Kollontai emphasised that it allows for both the so-called “unproductive” household labour—the rearing of the next generation of workers—to be unpaid, and it also justifies the intense exploitation of women in the work force: “Capitalism has placed on the shoulders of the women a burden which crushes her: it has made her a wage worker without having lessened her cares as a mother.”
Kollontai stressed that building a united class-based socialist movement required addressing the specific oppression experienced by women. From 1903 the Bolsheviks had incorporated equality of the sexes into their political program, but this had to be translated into activity.
Central to Kollontai’s success in overcoming conservative attitudes to this work were successes within the Russian unions, which had accepted women members from their beginnings.
Over the next decade, women became increasingly involved in the class struggle. Strikes often addressed specific women’s demands, such as paid maternity leave or workplace childcare. In early 1914 the Bolsheviks introduced a newspaper specifically to address the exploitation and oppression of women. The first edition sold over 12,000 copies.
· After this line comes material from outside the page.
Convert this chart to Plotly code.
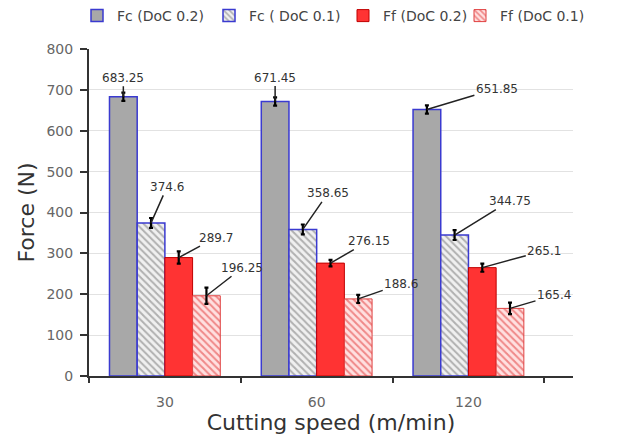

In 1917, the women’s demonstration on International Women’s Day, calling for “peace and bread” and “down with autocracy”, was the initial spark for the Russian revolution.
After victory in October, reforms such as the right to vote and divorce were introduced within weeks. Church marriages were replaced with civil, registered marriage. The legal concept of illegitimacy was abolished. In 1920, abortion became legal and free.
Workplace reforms introduced equal pay, 16 weeks’ paid maternity leave and exemption from jobs deemed dangerous when pregnant. Prostitution was banned and began to disappear.
Fundamental to transforming the situation for women was freeing them from the burdens and constraints of the nuclear family. The private family responsibilities of women needed to be socialised and publicly provided by the state. By 1919 over 90 per cent of Petrograd had access to communal restaurants, childcare and washing facilities.
Kollontai’s vision of women’s liberation was cut short by the defeat of the revolution. Under Stalin, capitalist social relations re-emerged.
However her ideas remain fundamental in understanding sexism today. Women’s liberation can only be achieved when the needs of women and men are put before profit, when classes are eliminated, and people can choose how they want to live.
As Kollontai argued, “If in a new society women are still oppressed, we are nowhere near a socialist society.”